▸ ENTRIES SUPPLIED
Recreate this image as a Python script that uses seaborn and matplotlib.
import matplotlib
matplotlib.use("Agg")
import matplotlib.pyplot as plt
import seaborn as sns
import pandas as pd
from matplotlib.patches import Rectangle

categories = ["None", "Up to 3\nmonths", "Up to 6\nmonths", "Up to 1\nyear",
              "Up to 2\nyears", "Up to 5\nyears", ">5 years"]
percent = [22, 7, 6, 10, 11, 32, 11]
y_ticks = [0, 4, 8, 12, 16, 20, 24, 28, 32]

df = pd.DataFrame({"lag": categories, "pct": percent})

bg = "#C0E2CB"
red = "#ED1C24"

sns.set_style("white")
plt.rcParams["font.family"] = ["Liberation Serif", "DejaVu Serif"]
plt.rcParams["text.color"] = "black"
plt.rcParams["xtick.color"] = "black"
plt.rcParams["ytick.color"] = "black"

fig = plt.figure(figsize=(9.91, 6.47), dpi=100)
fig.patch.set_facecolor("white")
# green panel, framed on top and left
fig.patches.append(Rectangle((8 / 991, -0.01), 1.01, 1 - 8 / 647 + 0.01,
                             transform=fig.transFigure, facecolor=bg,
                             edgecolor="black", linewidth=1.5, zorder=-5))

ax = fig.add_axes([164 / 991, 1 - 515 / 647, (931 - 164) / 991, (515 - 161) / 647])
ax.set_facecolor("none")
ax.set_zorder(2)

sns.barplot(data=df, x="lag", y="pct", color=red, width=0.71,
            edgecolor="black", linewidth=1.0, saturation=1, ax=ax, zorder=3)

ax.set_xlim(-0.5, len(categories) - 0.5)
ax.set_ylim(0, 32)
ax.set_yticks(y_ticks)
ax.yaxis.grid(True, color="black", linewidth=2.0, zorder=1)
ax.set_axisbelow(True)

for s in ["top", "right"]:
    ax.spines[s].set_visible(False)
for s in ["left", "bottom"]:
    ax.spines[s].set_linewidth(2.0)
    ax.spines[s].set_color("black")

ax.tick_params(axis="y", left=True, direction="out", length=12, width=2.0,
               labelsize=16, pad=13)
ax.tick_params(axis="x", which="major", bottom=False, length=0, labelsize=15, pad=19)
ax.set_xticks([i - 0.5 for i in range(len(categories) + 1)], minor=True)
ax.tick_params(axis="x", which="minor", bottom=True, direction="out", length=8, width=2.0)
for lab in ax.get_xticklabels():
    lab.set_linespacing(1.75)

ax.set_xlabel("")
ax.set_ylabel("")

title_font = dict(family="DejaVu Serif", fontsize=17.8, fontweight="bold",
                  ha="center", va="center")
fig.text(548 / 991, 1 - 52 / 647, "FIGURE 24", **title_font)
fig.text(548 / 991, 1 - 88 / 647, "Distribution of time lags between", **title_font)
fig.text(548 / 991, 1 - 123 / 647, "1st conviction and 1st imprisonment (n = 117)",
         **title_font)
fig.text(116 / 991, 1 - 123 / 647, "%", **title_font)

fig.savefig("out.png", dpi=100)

...

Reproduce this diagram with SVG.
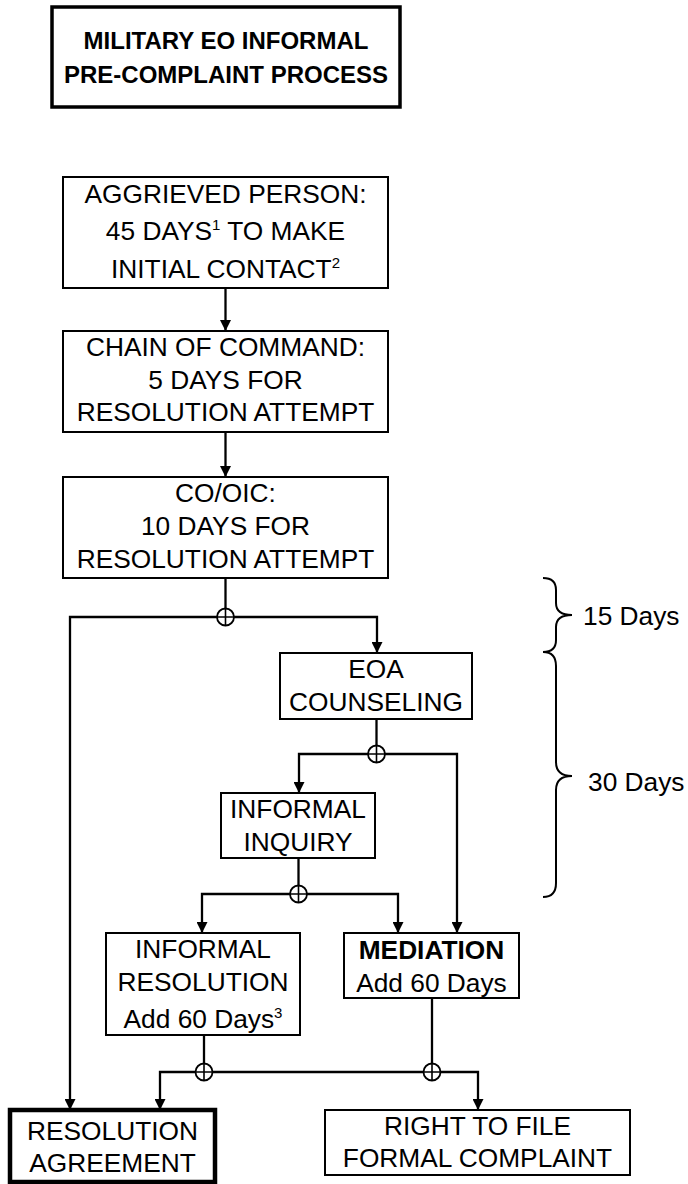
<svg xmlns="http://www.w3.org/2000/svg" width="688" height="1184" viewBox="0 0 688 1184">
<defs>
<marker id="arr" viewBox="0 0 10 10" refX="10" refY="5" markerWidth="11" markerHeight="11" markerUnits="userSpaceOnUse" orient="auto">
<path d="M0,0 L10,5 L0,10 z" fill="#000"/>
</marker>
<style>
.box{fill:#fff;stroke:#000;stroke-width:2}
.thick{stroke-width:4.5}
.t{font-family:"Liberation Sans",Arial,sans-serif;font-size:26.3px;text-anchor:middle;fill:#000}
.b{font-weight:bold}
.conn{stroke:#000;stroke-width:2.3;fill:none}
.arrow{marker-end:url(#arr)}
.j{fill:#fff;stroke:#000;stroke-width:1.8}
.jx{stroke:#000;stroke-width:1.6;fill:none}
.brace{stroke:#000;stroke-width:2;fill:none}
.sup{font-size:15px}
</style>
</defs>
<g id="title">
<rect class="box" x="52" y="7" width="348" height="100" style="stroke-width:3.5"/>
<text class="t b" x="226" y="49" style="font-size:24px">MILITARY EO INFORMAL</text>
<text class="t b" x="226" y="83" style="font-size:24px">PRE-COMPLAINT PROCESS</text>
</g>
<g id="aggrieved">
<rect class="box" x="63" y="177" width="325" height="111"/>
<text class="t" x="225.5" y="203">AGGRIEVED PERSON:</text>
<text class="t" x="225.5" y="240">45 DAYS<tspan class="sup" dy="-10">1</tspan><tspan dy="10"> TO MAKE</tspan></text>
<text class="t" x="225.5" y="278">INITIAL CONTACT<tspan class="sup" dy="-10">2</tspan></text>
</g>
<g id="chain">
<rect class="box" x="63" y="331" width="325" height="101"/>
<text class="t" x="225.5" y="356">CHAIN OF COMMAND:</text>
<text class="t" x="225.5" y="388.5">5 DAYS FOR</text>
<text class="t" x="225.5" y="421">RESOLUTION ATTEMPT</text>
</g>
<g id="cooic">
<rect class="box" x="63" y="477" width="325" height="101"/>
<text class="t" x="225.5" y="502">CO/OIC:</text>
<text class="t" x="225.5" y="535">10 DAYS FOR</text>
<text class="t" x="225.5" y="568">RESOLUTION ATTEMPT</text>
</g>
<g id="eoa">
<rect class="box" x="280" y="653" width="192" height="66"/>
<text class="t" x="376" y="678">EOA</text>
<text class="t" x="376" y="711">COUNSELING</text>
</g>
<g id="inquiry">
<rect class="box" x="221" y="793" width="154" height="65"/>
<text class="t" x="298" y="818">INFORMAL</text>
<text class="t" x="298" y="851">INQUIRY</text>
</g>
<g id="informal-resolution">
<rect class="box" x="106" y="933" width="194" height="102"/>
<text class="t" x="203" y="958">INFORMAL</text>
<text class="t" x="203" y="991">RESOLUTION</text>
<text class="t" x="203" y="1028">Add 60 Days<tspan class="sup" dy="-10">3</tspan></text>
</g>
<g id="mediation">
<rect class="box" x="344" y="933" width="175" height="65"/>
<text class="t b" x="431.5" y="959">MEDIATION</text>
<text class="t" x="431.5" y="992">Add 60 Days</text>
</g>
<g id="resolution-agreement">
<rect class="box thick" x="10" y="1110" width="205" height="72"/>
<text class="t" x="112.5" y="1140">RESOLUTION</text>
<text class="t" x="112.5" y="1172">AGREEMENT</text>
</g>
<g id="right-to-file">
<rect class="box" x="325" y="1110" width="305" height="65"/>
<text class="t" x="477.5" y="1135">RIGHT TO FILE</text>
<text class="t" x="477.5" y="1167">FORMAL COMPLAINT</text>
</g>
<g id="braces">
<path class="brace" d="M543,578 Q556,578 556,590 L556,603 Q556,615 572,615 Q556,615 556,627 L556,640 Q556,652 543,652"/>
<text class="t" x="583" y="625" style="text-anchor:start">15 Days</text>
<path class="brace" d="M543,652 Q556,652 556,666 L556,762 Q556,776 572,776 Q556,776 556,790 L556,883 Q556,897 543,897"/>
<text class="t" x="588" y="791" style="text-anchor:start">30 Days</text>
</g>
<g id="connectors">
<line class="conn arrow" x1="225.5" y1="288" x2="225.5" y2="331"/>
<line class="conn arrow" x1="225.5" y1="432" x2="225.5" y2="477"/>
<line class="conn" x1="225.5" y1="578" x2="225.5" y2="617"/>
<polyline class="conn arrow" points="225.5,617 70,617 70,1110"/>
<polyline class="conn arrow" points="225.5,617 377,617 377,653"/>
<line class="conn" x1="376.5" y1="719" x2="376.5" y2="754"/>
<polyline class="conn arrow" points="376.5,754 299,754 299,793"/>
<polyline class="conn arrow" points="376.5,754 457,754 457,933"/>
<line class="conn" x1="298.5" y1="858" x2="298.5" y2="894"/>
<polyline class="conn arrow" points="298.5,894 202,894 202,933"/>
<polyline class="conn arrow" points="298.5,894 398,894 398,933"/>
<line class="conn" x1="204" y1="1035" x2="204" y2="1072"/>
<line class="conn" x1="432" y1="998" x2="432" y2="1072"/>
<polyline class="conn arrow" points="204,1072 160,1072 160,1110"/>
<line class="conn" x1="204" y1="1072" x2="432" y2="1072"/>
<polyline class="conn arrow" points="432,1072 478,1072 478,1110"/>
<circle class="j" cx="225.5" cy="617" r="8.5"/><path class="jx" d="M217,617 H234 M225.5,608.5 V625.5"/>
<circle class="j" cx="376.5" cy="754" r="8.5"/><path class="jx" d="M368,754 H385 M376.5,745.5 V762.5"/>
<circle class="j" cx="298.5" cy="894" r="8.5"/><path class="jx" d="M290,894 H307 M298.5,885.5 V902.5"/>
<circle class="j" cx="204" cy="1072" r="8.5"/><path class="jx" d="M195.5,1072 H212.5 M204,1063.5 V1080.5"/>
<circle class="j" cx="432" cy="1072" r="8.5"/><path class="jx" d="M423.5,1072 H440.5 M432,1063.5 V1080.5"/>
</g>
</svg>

▸ YOUR TASK
Reproduce exactly the lines from the line with "Recreate this image" through the line with "saturation=1, ax=ax, zorder=3)", both end lines included, and only those lines.

▸ SOLVED EXERCISE
Recreate this image as a Python script that uses seaborn and matplotlib.
import matplotlib
matplotlib.use("Agg")
import matplotlib.pyplot as plt
import seaborn as sns
import pandas as pd
from matplotlib.patches import Rectangle

categories = ["None", "Up to 3\nmonths", "Up to 6\nmonths", "Up to 1\nyear",
              "Up to 2\nyears", "Up to 5\nyears", ">5 years"]
percent = [22, 7, 6, 10, 11, 32, 11]
y_ticks = [0, 4, 8, 12, 16, 20, 24, 28, 32]

df = pd.DataFrame({"lag": categories, "pct": percent})

bg = "#C0E2CB"
red = "#ED1C24"

sns.set_style("white")
plt.rcParams["font.family"] = ["Liberation Serif", "DejaVu Serif"]
plt.rcParams["text.color"] = "black"
plt.rcParams["xtick.color"] = "black"
plt.rcParams["ytick.color"] = "black"

fig = plt.figure(figsize=(9.91, 6.47), dpi=100)
fig.patch.set_facecolor("white")
# green panel, framed on top and left
fig.patches.append(Rectangle((8 / 991, -0.01), 1.01, 1 - 8 / 647 + 0.01,
                             transform=fig.transFigure, facecolor=bg,
                             edgecolor="black", linewidth=1.5, zorder=-5))

ax = fig.add_axes([164 / 991, 1 - 515 / 647, (931 - 164) / 991, (515 - 161) / 647])
ax.set_facecolor("none")
ax.set_zorder(2)

sns.barplot(data=df, x="lag", y="pct", color=red, width=0.71,
            edgecolor="black", linewidth=1.0, saturation=1, ax=ax, zorder=3)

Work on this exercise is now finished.